Speaking at a joint press conference with his Turkish counterpart Mevlut Cavusoglu in Istanbul on Friday, Zarif said Iran’s nuclear activities do not mean that Tehran is seeking to build an atomic bomb.

He once again stressed that Iran expects the U.S. to return to the JCPOA before Tehran halts its increased enrichment activities and returns to compliance with the accord.

“The moment the United States fulfills its commitments, we would be prepared to fulfill ours,” Zarif told reporters in Istanbul.

“The United States unilaterally withdrew from this comprehensive course of action,” Zarif told journalists. “It is the duty of the United States to return to this agreement and to fulfill its obligations.”

Again, Zarif announced on Friday that Iran will not accept demands by the United States that it reverses acceleration of its nuclear program before Washington lifts sanctions.

The demand “is not practical and will not happen”, Zarif said.

“If the United States fulfils its obligations, we will fulfill our obligations in full,” Zarif had said earlier.

On Friday, Sullivan did not say that Iran should first reduce its nuclear work before the U.S. rejoins the agreement.

On Wednesday U.S. Secretary of State Antony Blinken said Iran should act first to reduce its nuclear activities.

“Iran is out of compliance on a number of fronts,” Blinken told a news conference in Washington, DC.
 
“And it would take some time, should it make the decision to do so, for it to come back into compliance and time for us then to assess whether it was meeting its obligations,” Blinken told a news conference.

Zarif quickly responded on Twitter, saying Iran had “abided by the JCPOA” and had only taken “foreseen remedial measures”.

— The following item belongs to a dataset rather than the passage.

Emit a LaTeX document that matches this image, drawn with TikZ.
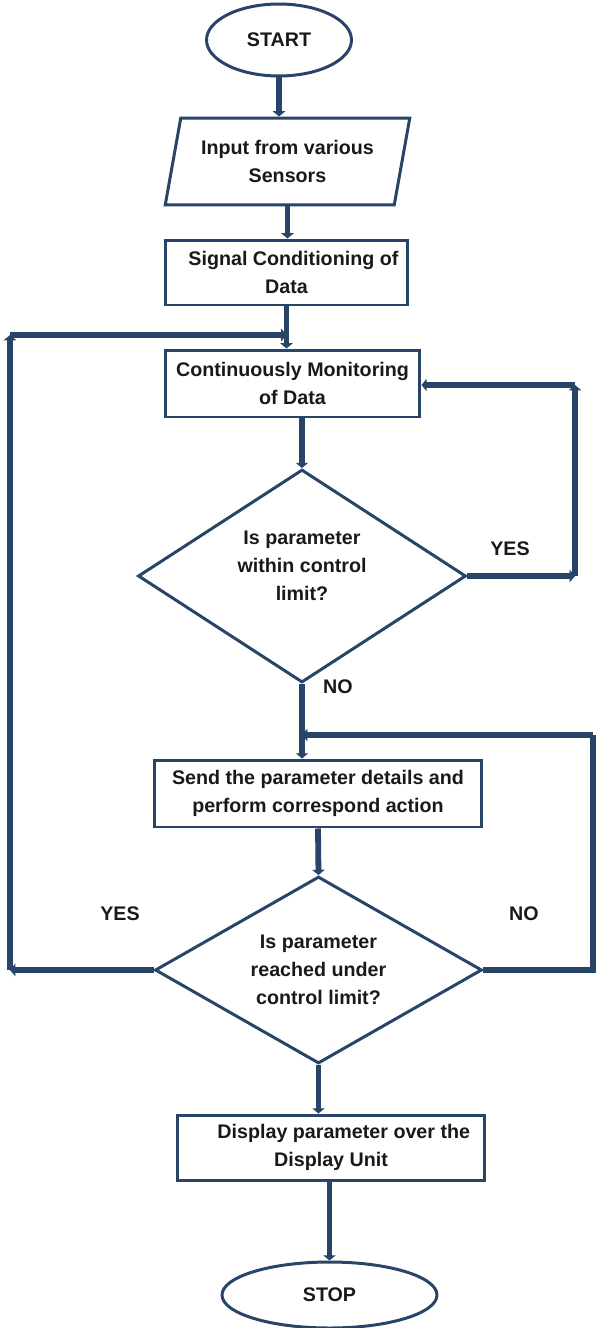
\documentclass[tikz,border=0pt]{standalone}
\usepackage{fontspec}
\setmainfont{Liberation Sans}
\usepackage{tikz}
\usetikzlibrary{shapes.geometric,arrows.meta}
\definecolor{navy}{RGB}{40,68,104}
\tikzstyle{txt} = [font={\fontsize{11.2}{15.8}\selectfont\bfseries}, align=center, text=black!90]
\tikzstyle{term} = [txt, draw=navy, line width=1.7pt, ellipse]
\tikzstyle{io} = [txt, draw=navy, line width=1.7pt, trapezium, trapezium left angle=76, trapezium right angle=104, trapezium stretches=true]
\tikzstyle{proc} = [txt, draw=navy, line width=1.7pt, rectangle]
\tikzstyle{test} = [txt, draw=navy, line width=1.7pt, diamond, aspect=1.5, inner sep=0pt]
\tikzstyle{flow} = [draw=navy, line width=3.3pt, -{Triangle[width=7pt,length=3pt]}]
\tikzstyle{line} = [draw=navy, line width=3.3pt]

\begin{document}
\begin{tikzpicture}[x=0.02cm,y=-0.02cm]
        \useasboundingbox (0,0) rectangle (595,1328);
        \node[term,minimum width=2.9cm,minimum height=1.44cm](start) at (279,40){START};
        \node[io,minimum width=4.9cm,minimum height=1.74cm](input) at (287.5,161.5){Input from various\\Sensors};
        \node[proc,minimum width=4.86cm,minimum height=1.3cm](signal) at (286.5,272.5){\hspace{0.7em}Signal Conditioning of\\Data};
        \node[proc,minimum width=5.1cm,minimum height=1.34cm](monitor) at (292.5,383.5){Continuously Monitoring\\of Data};
        \node[test,minimum width=6.56cm,minimum height=4.26cm](check1) at (302,576){Is parameter\\within control\\limit?\\[-4pt]\mbox{}};
        \node[proc,minimum width=6.56cm,minimum height=1.34cm](send) at (318,793.5){Send the parameter details and\\perform correspond action};
        \node[test,minimum width=6.54cm,minimum height=3.74cm](check2) at (318.5,970){Is parameter\\reached under\\control limit?};
        \node[proc,minimum width=6.16cm,minimum height=1.3cm](display) at (331,1147.5){\hspace{1.3em}Display parameter over the\\Display Unit};
        \node[term,minimum width=4.3cm,minimum height=1.32cm](stop) at (329.5,1295){STOP};
        \node[txt](yes1) at (510,549){YES};
        \node[txt](no1) at (338,687){NO};
        \node[txt](yes2) at (120,914){YES};
        \node[txt](no2) at (524,914){NO};
        \coordinate (c1) at (check1.east -| 575,0);
        \coordinate (c2) at (575,385);
        \coordinate (j1) at (signal.south |- 0,335);
        \coordinate (l1) at (check2.west -| 10,0);
        \coordinate (l2) at (10,335);
        \coordinate (j2) at (check1.south |- 0,735);
        \coordinate (r1) at (check2.east -| 593,0);
        \coordinate (r2) at (593,735);
        \draw[flow](start.south)--(start.south |- input.north);
        \draw[flow](input.south)--(input.south |- signal.north);
        \draw[flow](signal.south)--(signal.south |- monitor.north);
        \draw[flow](monitor.south -| check1.north)--(check1.north);
        \draw[flow](check1.south)--(check1.south |- send.north);
        \draw[flow](send.south)--(check2.north);
        \draw[flow](check2.south)--(check2.south |- display.north);
        \draw[flow](display.south -| stop.north)--(stop.north);
        \draw[flow](check1.east)--(c1);
        \draw[flow](c1)--(c2);
        \draw[flow](c2)--(monitor.east |- c2);
        \draw[flow](check2.west)--(l1);
        \draw[flow](l1)--(l2);
        \draw[flow](l2)--(j1);
        \draw[line](check2.east)--(r1)--(r2);
        \draw[flow](r2)--(j2);
      \end{tikzpicture}
\end{document}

“Reality check for @SecBlinken: The US violated (the) JCPOA,” Zarif tweeted.

Iran has said that its move are in accordance to paragraph 36 of the JCPOA. 

(Paragraph 36 provided a mechanism to resolve disputes and allows one side, under certain circumstances, to stop complying with the deal if the other side is out of compliance.)

Mahmoud Vaezi, the Iranian president's chief of staff, said on Friday that Iran has never withdrawn from the nuclear deal so that it would be the first to return to its obligations.

“We held negotiations once and the issue of the JCPOA has been closed. Our stance on the JCPOA was clear and we have maintained our past approach,” Vaezi told IRNA when asked about Blinken’s remarks that Iran should first return to the deal. 
 
Vaezi stressed, “As President Rouhani has repeatedly said, only when the U.S. returns to its obligations, Iran will fulfill its commitments.”